Clarity – Write This Way!
As someone whose career has often been dependent upon an ability to produce clear and succinct writing, I become frustrated at the level of writing skills I encounter doing business every day. According to the “Harvard Business Journal,” I am not alone.
Author Josh Bernoff describes bad business writing as “a hidden source of friction that is slowing your company down.” Bernoff points to his survey of 547 business people who spend an average of 25.5 hours a week reading work-related material. All agreed that shoddy writing costs time, energy, and productivity. In a study conducted by online benefits and compensation information company, PayScale, 44% of managers surveyed pointed to writing skills as the quality most lacking in new grads.
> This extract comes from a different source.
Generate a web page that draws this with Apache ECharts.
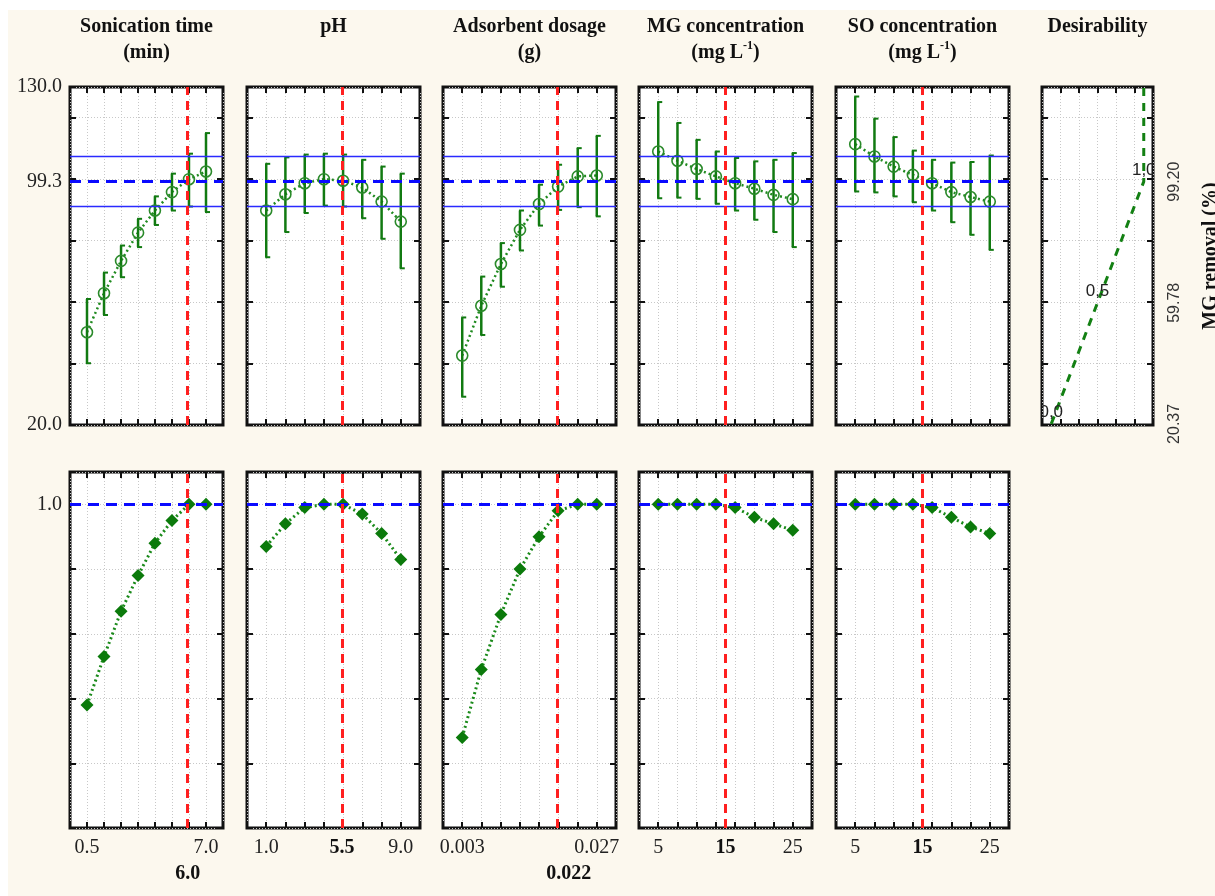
<!DOCTYPE html>
<html>
<head>
<meta charset="utf-8">
<title>Profiles for predicted values and desirability</title>
<script src="https://cdn.jsdelivr.net/npm/echarts@6/dist/echarts.min.js"></script>
<style>
  html, body { margin: 0; padding: 0; background: #fff; }
  #paper { position: absolute; left: 8px; top: 10px; width: 1207px; height: 886px; background: #fcf8ee; }
  #chart { position: absolute; left: 0; top: 0; width: 1215px; height: 896px; }
</style>
</head>
<body>
<div id="paper"></div>
<div id="chart"></div>
<script>
// factor levels
const sonicationLevels = [0.5, 1.43, 2.36, 3.29, 4.21, 5.14, 6.07, 7.0];
const phLevels = [1.0, 2.14, 3.29, 4.43, 5.57, 6.71, 7.86, 9.0];
const dosageLevels = [0.003, 0.0064, 0.0099, 0.0133, 0.0167, 0.0201, 0.0236, 0.027];
const mgLevels = [5, 7.86, 10.71, 13.57, 16.43, 19.29, 22.14, 25];
const soLevels = [5, 7.86, 10.71, 13.57, 16.43, 19.29, 22.14, 25];

// predicted MG removal (%) with confidence limits
const sonicationMean = [50.2, 62.9, 73.4, 82.6, 89.8, 95.8, 100.0, 102.5];
const sonicationLow = [40.1, 55.8, 68.1, 77.9, 85.1, 89.8, 91.1, 89.3];
const sonicationHigh = [61.0, 69.6, 78.4, 87.1, 94.4, 101.8, 108.3, 115.0];

const phMean = [89.8, 95.1, 98.7, 100.0, 99.5, 97.3, 92.7, 86.2];
const phLow = [74.6, 82.8, 89.0, 91.4, 91.1, 87.3, 80.6, 71.0];
const phHigh = [105.0, 107.1, 108.0, 108.3, 108.0, 106.3, 104.1, 101.8];

const dosageMean = [42.6, 58.8, 72.4, 83.5, 91.9, 97.6, 100.9, 101.2];
const dosageLow = [29.2, 49.3, 65.0, 76.8, 84.9, 90.0, 90.9, 87.9];
const dosageHigh = [55.0, 68.3, 79.2, 89.8, 98.2, 104.7, 110.1, 114.1];

const mgMean = [109.0, 106.0, 103.3, 100.9, 98.7, 96.9, 94.9, 93.5];
const mgLow = [93.8, 94.0, 93.6, 92.0, 89.8, 86.8, 82.8, 77.9];
const mgHigh = [125.1, 118.3, 112.8, 109.0, 106.9, 105.8, 106.3, 108.5];

const soMean = [111.4, 107.4, 104.1, 101.4, 98.7, 95.8, 94.2, 92.7];
const soLow = [96.0, 95.7, 94.4, 92.5, 89.8, 86.0, 81.9, 77.0];
const soHigh = [126.9, 119.7, 113.7, 109.3, 106.3, 105.4, 105.6, 107.7];

// desirability values
const sonicationDesir = [0.38, 0.53, 0.67, 0.78, 0.88, 0.95, 1.0, 1.0];
const phDesir = [0.87, 0.94, 0.99, 1.0, 1.0, 0.97, 0.91, 0.83];
const dosageDesir = [0.28, 0.49, 0.66, 0.80, 0.90, 0.98, 1.0, 1.0];
const mgDesir = [1.0, 1.0, 1.0, 1.0, 0.99, 0.96, 0.94, 0.92];
const soDesir = [1.0, 1.0, 1.0, 1.0, 0.99, 0.96, 0.93, 0.91];

// optimum settings
const optimumValues = [6.0, 5.5, 0.022, 15, 15];
const predicted = 99.3;
const upperLimit = 107.5;
const lowerLimit = 91.1;

// desirability function of the response
const desirX = [0, 0.5, 1, 1];
const desirY = [20.37, 59.78, 99.20, 130];
const desirLabels = ['0,0', '0,5', '1,0'];
const desirTicks = [20.37, 59.78, 99.20];

const titles = ['Sonication time\n(min)', 'pH', 'Adsorbent dosage\n(g)',
  'MG concentration\n(mg L{sup|-1})', 'SO concentration\n(mg L{sup|-1})', 'Desirability'];

const factors = [
  {levels: sonicationLevels, mean: sonicationMean, low: sonicationLow, high: sonicationHigh, desir: sonicationDesir, digits: 1, optBelow: true},
  {levels: phLevels, mean: phMean, low: phLow, high: phHigh, desir: phDesir, digits: 1, optBelow: false},
  {levels: dosageLevels, mean: dosageMean, low: dosageLow, high: dosageHigh, desir: dosageDesir, digits: 3, optBelow: true},
  {levels: mgLevels, mean: mgMean, low: mgLow, high: mgHigh, desir: mgDesir, digits: 0, optBelow: false},
  {levels: soLevels, mean: soMean, low: soLow, high: soHigh, desir: soDesir, digits: 0, optBelow: false}
];

const colLeft = [70, 247, 443, 639, 836, 1042];
const colWidth = [153, 173, 173, 173, 173, 111];
const serif = 'Liberation Serif';
const green = '#117a11';

function tickStyle() {
  return {show: true, inside: true, length: 6, lineStyle: {color: '#111', width: 2}};
}
const splitStyle = {show: true, lineStyle: {color: '#c8c8c8', width: 1, type: [1, 2]}};
const noLine = {show: false, onZero: false};

const grids = [], xAxes = [], yAxes = [], series = [];

function addGrid(col, row) {
  grids.push({
    left: colLeft[col], width: colWidth[col],
    top: row === 0 ? 87 : 472, height: row === 0 ? 338 : 356,
    show: true, backgroundColor: '#fff', borderColor: '#111', borderWidth: 3,
    containLabel: false, outerBoundsMode: 'none'
  });
  return grids.length - 1;
}

function addAxes(g, xr, yr, xLabel, yLabel, rightAxis) {
  xAxes.push({gridIndex: g, type: 'value', min: xr[0], max: xr[1], interval: xr[2],
    position: 'bottom', axisLine: noLine, axisTick: tickStyle(), splitLine: splitStyle,
    axisLabel: xLabel || {show: false}});
  xAxes.push({gridIndex: g, type: 'value', min: xr[0], max: xr[1], interval: xr[2],
    position: 'top', axisLine: noLine, axisTick: tickStyle(), splitLine: {show: false},
    axisLabel: {show: false}});
  yAxes.push({gridIndex: g, type: 'value', min: yr[0], max: yr[1], interval: yr[2],
    position: 'left', axisLine: noLine, axisTick: tickStyle(), splitLine: splitStyle,
    axisLabel: yLabel || {show: false}});
  yAxes.push(Object.assign({gridIndex: g, type: 'value', min: yr[0], max: yr[1], interval: yr[2],
    position: 'right', axisLine: noLine, axisTick: tickStyle(), splitLine: {show: false}},
    rightAxis || {axisLabel: {show: false}}));
}

function renderErrorBar(params, api) {
  const x = api.value(0);
  const c = api.coord([x, api.value(1)]);
  const lo = api.coord([x, api.value(2)]);
  const hi = api.coord([x, api.value(3)]);
  const bar = {stroke: green, lineWidth: 2.5};
  return {type: 'group', children: [
    {type: 'line', shape: {x1: lo[0], y1: lo[1], x2: hi[0], y2: hi[1]}, style: bar},
    {type: 'line', shape: {x1: hi[0] - 1, y1: hi[1], x2: hi[0] + 4, y2: hi[1]}, style: {stroke: green, lineWidth: 2}},
    {type: 'line', shape: {x1: lo[0] - 1, y1: lo[1], x2: lo[0] + 4, y2: lo[1]}, style: {stroke: green, lineWidth: 2}},
    {type: 'circle', shape: {cx: c[0], cy: c[1], r: 5.5}, style: {fill: 'none', stroke: '#2a8a2a', lineWidth: 1.6}}
  ]};
}

const redLine = {color: '#ff1f1f', width: 3, type: [9, 6]};
const blueDash = {color: '#0a0aff', width: 3, type: [11, 7]};
const blueSolid = {color: '#2a2aff', width: 1.3, type: 'solid'};

// top row: predicted response profiles
factors.forEach((f, i) => {
  const step = (f.levels[7] - f.levels[0]) / 7;
  const xr = [f.levels[0] - step, f.levels[7] + step, step];
  const g = addGrid(i, 0);
  const yLabel = i === 0 ? {show: true, customValues: [20, predicted, 130], margin: 8,
    formatter: v => v.toFixed(1), fontFamily: serif, fontSize: 20, color: '#222'} : null;
  addAxes(g, xr, [20, 130, 20], null, yLabel);
  series.push({
    type: 'line', xAxisIndex: 2 * g, yAxisIndex: 2 * g, z: 3,
    data: f.levels.map((x, k) => [x, f.mean[k]]),
    symbol: 'none', lineStyle: {color: '#1f8a1f', width: 2.5, type: [2, 3]},
    markLine: {silent: true, symbol: ['none', 'none'], label: {show: false}, animation: false,
      data: [
        {yAxis: predicted, lineStyle: blueDash},
        {yAxis: upperLimit, lineStyle: blueSolid},
        {yAxis: lowerLimit, lineStyle: blueSolid},
        {xAxis: optimumValues[i], lineStyle: redLine}
      ]}
  });
  series.push({
    type: 'custom', xAxisIndex: 2 * g, yAxisIndex: 2 * g, z: 4,
    renderItem: renderErrorBar,
    data: f.levels.map((x, k) => [x, f.mean[k], f.low[k], f.high[k]])
  });
});

// desirability function panel
const gd = addGrid(5, 0);
addAxes(gd, [-0.1, 1.1, 0.2], [20, 130, 20], null, null, {
  axisLabel: {show: true, customValues: desirTicks, rotate: 90, margin: 14,
    formatter: v => v.toFixed(2), fontFamily: 'Liberation Sans', fontSize: 16, color: '#333'},
  name: 'MG removal (%)', nameLocation: 'middle', nameRotate: 90, nameGap: 48,
  nameTextStyle: {fontFamily: serif, fontWeight: 'bold', fontSize: 20, color: '#111'}
});
series.push({
  type: 'line', xAxisIndex: 2 * gd, yAxisIndex: 2 * gd, z: 3,
  data: desirX.map((x, k) => [x, desirY[k]]),
  symbol: 'none', lineStyle: {color: '#138013', width: 3, type: [8, 7]}
});
series.push({
  type: 'custom', xAxisIndex: 2 * gd, yAxisIndex: 2 * gd, z: 5, clip: true,
  data: desirLabels.map((t, k) => [desirX[k], desirY[k]]),
  renderItem: (params, api) => {
    const p = api.coord([api.value(0), api.value(1)]);
    return {type: 'text', x: p[0], y: p[1] - 3, style: {
      text: desirLabels[params.dataIndex], fill: '#222', fontSize: 17,
      fontFamily: 'Liberation Sans', align: 'center', verticalAlign: 'bottom'}};
  }
});

// bottom row: desirability profiles
factors.forEach((f, i) => {
  const step = (f.levels[7] - f.levels[0]) / 7;
  const xr = [f.levels[0] - step, f.levels[7] + step, step];
  const opt = optimumValues[i];
  const g = addGrid(i, 1);
  const xLabel = {show: true, customValues: [f.levels[0], opt, f.levels[7]], margin: 10,
    fontFamily: serif, fontSize: 20, color: '#222',
    formatter: v => {
      const s = v.toFixed(f.digits);
      if (Math.abs(v - opt) < step / 10) return f.optBelow ? '{ob|' + s + '}' : '{o|' + s + '}';
      return s;
    },
    rich: {
      o: {fontFamily: serif, fontSize: 20, fontWeight: 'bold', color: '#111'},
      ob: {fontFamily: serif, fontSize: 20, fontWeight: 'bold', color: '#111', padding: [26, 0, 0, 0]}
    }};
  const yLabel = i === 0 ? {show: true, customValues: [1.0], margin: 8,
    formatter: v => v.toFixed(1), fontFamily: serif, fontSize: 20, color: '#222'} : null;
  addAxes(g, xr, [0, 1.1, 0.2], xLabel, yLabel);
  series.push({
    type: 'line', xAxisIndex: 2 * g, yAxisIndex: 2 * g, z: 3,
    data: f.levels.map((x, k) => [x, f.desir[k]]),
    symbol: 'diamond', symbolSize: 13, itemStyle: {color: '#0b7a0b'},
    lineStyle: {color: '#1a8a1a', width: 3, type: [2, 3]},
    markLine: {silent: true, symbol: ['none', 'none'], label: {show: false}, animation: false,
      data: [
        {yAxis: 1.0, lineStyle: blueDash},
        {xAxis: opt, lineStyle: redLine}
      ]}
  });
});

const titleStyle = {fontFamily: serif, fontWeight: 'bold', fontSize: 20, lineHeight: 26, color: '#111',
  rich: {sup: {fontFamily: serif, fontWeight: 'bold', fontSize: 12, lineHeight: 12, verticalAlign: 'top', color: '#111'}}};

const chart = echarts.init(document.getElementById('chart'));
chart.setOption({
  animation: false,
  backgroundColor: 'transparent',
  title: titles.map((t, i) => ({
    text: t, left: colLeft[i] + colWidth[i] / 2, top: 14, textAlign: 'center', padding: 0,
    textStyle: titleStyle
  })),
  grid: grids,
  xAxis: xAxes,
  yAxis: yAxes,
  series: series
});
</script>
</body>
</html>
In addition to dilution of leadership and “fuzzy” thinking, Bernoff believes bad writing – riddled with industry jargon and over-the-top superlatives – can foster trust issues for many companies.
“When clarity and and truth are core values for marketers, they can spend time trumpeting what works, rather than concealing what doesn’t,” Bernoff says.
Author Alan Siegel is another outspoken advocate of clear, straightforward writing. When his design firm was hired to resdesign a leading bank’s customer forms, Siegel was appalled by the cluttered, unintelligible mess he encountered.
“Riddled with dense legalese, the contract screamed, ‘Dont read this!’,” Siegel says. “The bank saw it as a ‘necessary evil’ and ‘just a bit of paperwork,’ but I saw something more.”
What Siegel saw was a “complexity” problem and a career opportunity. The shorter-and-simplified, “plain English” bank forms he created went on to become the industry standard, and Siegel, along with co-author Irene Etzkorn, went on to write a bestseller titled, simply enough, “Simple: Conquering The Crisis Of Complexity.”
We could all take a page from the playbooks of Bernoff, Siegel, and Etzkorn. Steamline, simplify, and bring clarity to your company’s written communications, and you just might discover the most important benefit of focused, well-crafted writing – people actually read it.